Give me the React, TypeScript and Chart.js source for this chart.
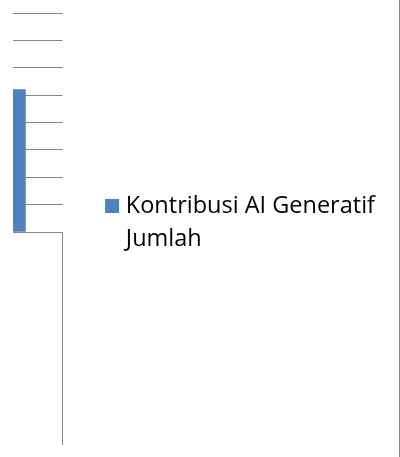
import React, { useEffect, useRef } from 'react';
import { Chart, registerables } from 'chart.js';

Chart.register(...registerables);

// Category slots of the (cropped) column chart
const categories = ['', '', '', ''];
// Series values
const kontribusiValues: (number | null)[] = [5.2, null, null, null];
const jumlahValues: (number | null)[] = [null, null, null, null];
const seriesLabels = ['Kontribusi AI Generatif', 'Jumlah'];
// Value axis
const yMin = 0;
const yMax = 8;
const yStep = 1;

const GRID = '#868686';

export default function App() {
  const ref = useRef<HTMLCanvasElement>(null);

  useEffect(() => {
    if (!ref.current) return;
    const chart = new Chart(ref.current, {
      type: 'bar',
      data: {
        labels: categories,
        datasets: [
          {
            label: seriesLabels[0],
            data: kontribusiValues,
            backgroundColor: '#4F81BD',
            borderWidth: 0,
            categoryPercentage: 1,
            barPercentage: 1,
            grouped: false,
          },
          {
            label: seriesLabels[1],
            data: jumlahValues,
            backgroundColor: 'rgba(0,0,0,0)',
            borderWidth: 0,
            categoryPercentage: 1,
            barPercentage: 1,
            grouped: false,
          },
        ],
      },
      options: {
        responsive: false,
        animation: false,
        layout: { padding: { left: 13, right: 14, top: 0, bottom: 12 } },
        plugins: {
          legend: {
            position: 'right',
            align: 'center',
            maxWidth: 1000,
            labels: {
              font: { family: 'Open Sans', size: 23.5 },
              color: '#000000',
              padding: 9.5,
              usePointStyle: true,
              pointStyle: 'rect',
              boxWidth: 4,
              boxHeight: 14,
            },
          },
          tooltip: { enabled: false },
        },
        scales: {
          x: {
            type: 'category',
            position: 'bottom',
            offset: true,
            ticks: { display: false },
            grid: {
              offset: true,
              drawOnChartArea: false,
              drawTicks: true,
              tickLength: 213,
              lineWidth: 1,
              color: (c: any) => (c.type === 'tick' ? 'rgba(0,0,0,0)' : GRID),
            },
            border: { display: true, color: GRID, width: 1 },
          },
          x2: {
            type: 'category',
            position: 'top',
            ticks: { display: false },
            grid: { display: false },
            border: { display: false },
            afterFit: (s: any) => {
              s.height = 13;
            },
          },
          y: {
            type: 'linear',
            min: yMin,
            max: yMax,
            ticks: { display: false, stepSize: yStep },
            grid: { color: GRID, drawTicks: false, lineWidth: 1 },
            border: { display: false },
          },
          y2: {
            type: 'linear',
            position: 'right',
            ticks: { display: false },
            grid: { display: false },
            border: { display: false },
            afterFit: (s: any) => {
              s.width = 38;
            },
          },
        },
      } as any,
    });
    return () => chart.destroy();
  }, []);

  return (
    <div
      style={{
        position: 'absolute',
        left: 0,
        top: 0,
        width: 400,
        height: 457,
        boxSizing: 'border-box',
        borderRight: `1px solid ${GRID}`,
        background: '#fff',
      }}
    >
      <canvas ref={ref} width={399} height={457} style={{ display: 'block' }} />
    </div>
  );
}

• • • • • • •

REQUIREMENTS: Begin at the first line of the data above and repeat each line exactly, stopping after the line containing "const ref = useRef<HTMLCanvasElement>(null);". Omit the pictures.

REPLY TO THE TASK:
Give me the React, TypeScript and Chart.js source for this chart.
import React, { useEffect, useRef } from 'react';
import { Chart, registerables } from 'chart.js';

Chart.register(...registerables);

// Category slots of the (cropped) column chart
const categories = ['', '', '', ''];
// Series values
const kontribusiValues: (number | null)[] = [5.2, null, null, null];
const jumlahValues: (number | null)[] = [null, null, null, null];
const seriesLabels = ['Kontribusi AI Generatif', 'Jumlah'];
// Value axis
const yMin = 0;
const yMax = 8;
const yStep = 1;

const GRID = '#868686';

export default function App() {
  const ref = useRef<HTMLCanvasElement>(null);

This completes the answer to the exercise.